House debates

Wednesday, 14 September 2016


Budget Savings (Omnibus) Bill 2016; Second Reading

10:11 am

Photo of Anthony AlbaneseAnthony Albanese (Grayndler, Australian Labor Party, Shadow Minister for Infrastructure and Transport) Share this | Hansard source

I rise to support the amended Budget Savings (Omnibus) Bill 2016. There is no doubt that the issue of budget repair needs to be dealt with. The government has tripled the deficit since it came into office. The fact is that the debt has increased since this government came into office, at a time when spending has not increased in terms of productivity-boosting expenditure such as investment in infrastructure. If, to boost future economic growth, that had occurred, then there might be some justification; but we know that in the first two years of this government public sector investment in infrastructure fell by some 20 per cent. We know that during the recent election campaign the government refused to commit to important congestion-busting investments like the Cross River Rail project in Brisbane, Metronet in Perth, the AdeLINK light rail project or Western Sydney rail.
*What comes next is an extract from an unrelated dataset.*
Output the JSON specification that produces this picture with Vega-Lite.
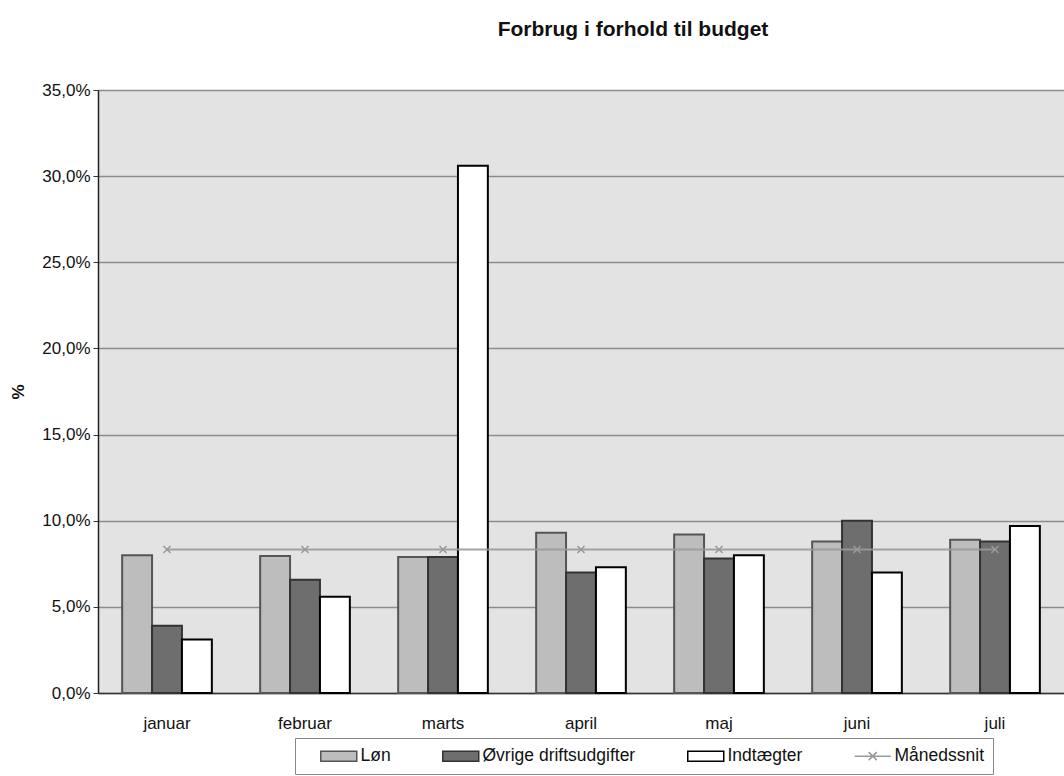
{
  "$schema": "https://vega.github.io/schema/vega-lite/v6.json",
  "width": 966,
  "height": 603,
  "autosize": {"type": "none"},
  "padding": {"left": 98, "top": 90, "right": 0, "bottom": 83},
  "background": "white",
  "title": {
    "text": "Forbrug i forhold til budget",
    "font": "Liberation Sans",
    "fontSize": 21,
    "fontWeight": "bold",
    "color": "#111111",
    "offset": 41,
    "dx": 52
  },
  "config": {
    "view": {"fill": "#e3e3e3", "stroke": "#8a8a8a", "strokeWidth": 1},
    "font": "Liberation Sans"
  },
  "datasets": {
    "bars": [
      {"month": "januar", "series": "Løn", "value": 0.080},
      {"month": "januar", "series": "Øvrige driftsudgifter", "value": 0.039},
      {"month": "januar", "series": "Indtægter", "value": 0.031},
      {"month": "februar", "series": "Løn", "value": 0.0795},
      {"month": "februar", "series": "Øvrige driftsudgifter", "value": 0.0657},
      {"month": "februar", "series": "Indtægter", "value": 0.0558},
      {"month": "marts", "series": "Løn", "value": 0.079},
      {"month": "marts", "series": "Øvrige driftsudgifter", "value": 0.079},
      {"month": "marts", "series": "Indtægter", "value": 0.306},
      {"month": "april", "series": "Løn", "value": 0.093},
      {"month": "april", "series": "Øvrige driftsudgifter", "value": 0.070},
      {"month": "april", "series": "Indtægter", "value": 0.073},
      {"month": "maj", "series": "Løn", "value": 0.092},
      {"month": "maj", "series": "Øvrige driftsudgifter", "value": 0.078},
      {"month": "maj", "series": "Indtægter", "value": 0.080},
      {"month": "juni", "series": "Løn", "value": 0.088},
      {"month": "juni", "series": "Øvrige driftsudgifter", "value": 0.100},
      {"month": "juni", "series": "Indtægter", "value": 0.070},
      {"month": "juli", "series": "Løn", "value": 0.089},
      {"month": "juli", "series": "Øvrige driftsudgifter", "value": 0.088},
      {"month": "juli", "series": "Indtægter", "value": 0.097}
    ],
    "avg": [
      {"month": "januar", "series": "Månedssnit", "value": 0.0833},
      {"month": "februar", "series": "Månedssnit", "value": 0.0833},
      {"month": "marts", "series": "Månedssnit", "value": 0.0833},
      {"month": "april", "series": "Månedssnit", "value": 0.0833},
      {"month": "maj", "series": "Månedssnit", "value": 0.0833},
      {"month": "juni", "series": "Månedssnit", "value": 0.0833},
      {"month": "juli", "series": "Månedssnit", "value": 0.0833}
    ]
  },
  "encoding": {
    "x": {
      "field": "month",
      "type": "nominal",
      "sort": ["januar", "februar", "marts", "april", "maj", "juni", "juli"],
      "scale": {"paddingInner": 0.35, "paddingOuter": 0.175},
      "axis": {
        "title": null,
        "labelAngle": 0,
        "labelFontSize": 17,
        "labelColor": "#111111",
        "labelPadding": 22,
        "ticks": false,
        "domainColor": "#333333",
        "domainWidth": 1.5,
        "grid": false
      }
    },
    "y": {
      "field": "value",
      "type": "quantitative",
      "scale": {"domain": [0, 0.35], "nice": false},
      "axis": {
        "title": "%",
        "titleFontSize": 17,
        "titleFontWeight": "bold",
        "titleColor": "#111111",
        "titlePadding": 14,
        "values": [0, 0.05, 0.1, 0.15, 0.2, 0.25, 0.3, 0.35],
        "labelExpr": "replace(format(datum.value, '.1%'), '.', ',')",
        "labelFontSize": 17,
        "labelColor": "#111111",
        "labelPadding": 3,
        "tickSize": 5,
        "tickColor": "#333333",
        "domainColor": "#222222",
        "domainWidth": 1.5,
        "gridColor": "#8c8c8c",
        "gridWidth": 1.5
      }
    }
  },
  "layer": [
    {
      "data": {"name": "bars"},
      "mark": {"type": "bar", "strokeWidth": 2},
      "encoding": {
        "xOffset": {"field": "series", "type": "nominal", "sort": ["Løn", "Øvrige driftsudgifter", "Indtægter"], "scale": {"paddingInner": 0}},
        "fill": {
          "field": "series",
          "type": "nominal",
          "scale": {
            "domain": ["Løn", "Øvrige driftsudgifter", "Indtægter", "Månedssnit"],
            "range": ["#bdbdbd", "#6e6e6e", "#ffffff", "transparent"]
          },
          "legend": {
            "title": null,
            "orient": "none",
            "legendX": 197,
            "legendY": 648,
            "direction": "horizontal",
            "padding": 9,
            "strokeColor": "#888888",
            "fillColor": "#ffffff",
            "labelFontSize": 17.5,
            "labelColor": "#111111",
            "symbolSize": 100,
            "symbolStrokeWidth": 1.5,
            "symbolOffset": 26,
            "labelOffset": 13,
            "columnPadding": 35,
            "encode": {
              "symbols": {
                "update": {
                  "shape": {"signal": "datum.value === 'Månedssnit' ? 'M-3.6,0H3.6M-0.8,-0.8L0.8,0.8M-0.8,0.8L0.8,-0.8' : 'M-3.6,-1H3.6V1H-3.6Z'"}
                }
              }
            }
          }
        },
        "stroke": {
          "field": "series",
          "type": "nominal",
          "scale": {
            "domain": ["Løn", "Øvrige driftsudgifter", "Indtægter", "Månedssnit"],
            "range": ["#555555", "#333333", "#000000", "#999999"]
          },
          "legend": {
            "title": null,
            "orient": "none",
            "legendX": 197,
            "legendY": 648,
            "direction": "horizontal",
            "padding": 9,
            "strokeColor": "#888888",
            "fillColor": "#ffffff",
            "labelFontSize": 17.5,
            "labelColor": "#111111",
            "symbolSize": 100,
            "symbolStrokeWidth": 1.5,
            "symbolOffset": 26,
            "labelOffset": 13,
            "columnPadding": 35,
            "encode": {
              "symbols": {
                "update": {
                  "shape": {"signal": "datum.value === 'Månedssnit' ? 'M-3.6,0H3.6M-0.8,-0.8L0.8,0.8M-0.8,0.8L0.8,-0.8' : 'M-3.6,-1H3.6V1H-3.6Z'"}
                }
              }
            }
          }
        }
      }
    },
    {
      "data": {"name": "avg"},
      "mark": {"type": "line", "strokeWidth": 2, "opacity": 0.9},
      "encoding": {
        "stroke": {"field": "series", "type": "nominal"}
      }
    },
    {
      "data": {"name": "avg"},
      "mark": {"type": "point", "shape": "M-1,-1L1,1M1,-1L-1,1", "filled": false, "size": 50, "strokeWidth": 1.5, "opacity": 1},
      "encoding": {
        "stroke": {"field": "series", "type": "nominal"}
      }
    }
  ]
}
The fact is that issues around recurrent expenditure do have to be dealt with. They require tough decisions. I have been saying for some time that those tough decisions and Labor's position on them need to be determined on the basis of Labor values, on the basis of how these changes meet the fairness test. It is very clear that the government's earlier proposal to abolish the energy supplement for pensioners, people with disabilities, carers, recipients of Newstart and single parents was unfair. It was unfair on a range of measures. A range of compensation measures were put in place when the carbon price was implemented by the former Labor government.

We dealt with the issue of the impact on the working poor by tripling the income-tax-free threshold. Middle-class people received income tax cuts. Companies received direct support for the transition to a carbon-constrained economy. As proposed by this government, all of those measures would stay in place. All of the middle-income and high-income earners would keep the tax cuts that were part of the compensation measures. The only people who would be hit by the wind-back of those compensation measures were the poorest people in the community. What made it even worse was the fact that, as a result of the then Labor government not wanting double compensation, we discounted the next normal CPI increase for recipients of income security payments by the next CPI increase, which, of course, would have been impacted by the flow-on from the carbon price. So, in fact, these low-income earners would have been worse off in real terms than had the carbon price not been implemented, and that is why it was unfair to cut these payments by between $4 and $8 a week.

That is bad macro-economic policy because, at a time where the Reserve Bank has cut interest rates in order to stimulate demand and to use monetary policy as a stimulus, it makes no sense for fiscal policy to work in the opposite direction. That is precisely what a cut to real incomes for the poorest people in our society would have done because these people spend all of their income, every dollar, on getting by from week to week. We know that Newstart is already too low. It is not just that people in this parliament suggest that; even the Business Council of Australia suggests that. That is why this clawback of compensation was unfair, and Chris Bowen, the Shadow Treasurer, and others—Jenny Macklin in particular, who always has looking after the most vulnerable in our community at the forefront of everything that she does—deserve credit for negotiating a proposition that can now receive the support of both sides of the parliament. To give the government due credit, the fact that they were prepared to be flexible deserves acknowledgement as well.

We need to give people appropriate respect and not just regard people who are on low incomes and who are vulnerable as people who are expendable. If we do not give them a voice who will? It is the Labor Party that historically has stood up for those people and stood up for Labor values—and, once again, we have done this with this package today.

I will also mention briefly the change to ARENA funding. As a result of the measures negotiated, ARENA will have an $800 million budget over the next five years to continue its important work. This is critical work. The promotion of renewables is consistent with Labor's position of 50 per cent renewables by 2030. We do not think this goes far enough, and it is important that there will be negotiations between the shadow minister and the Minister for the Environment and Energy in order to see if we can get further agreement in the shift away from fossil fuels and towards renewables that is so necessary. It is important to acknowledge that climate change is real. It is happening. The quicker we transition to a clean energy economy the cheaper that transition will be. Importantly, this will also support jobs, and the renewable energy sector has seen jobs triple in recent years. The work of ARENA is aimed particularly at early stage developments, and it is important that, as a result of this negotiated outcome, support for clean energy and the renewable sector has been ensured.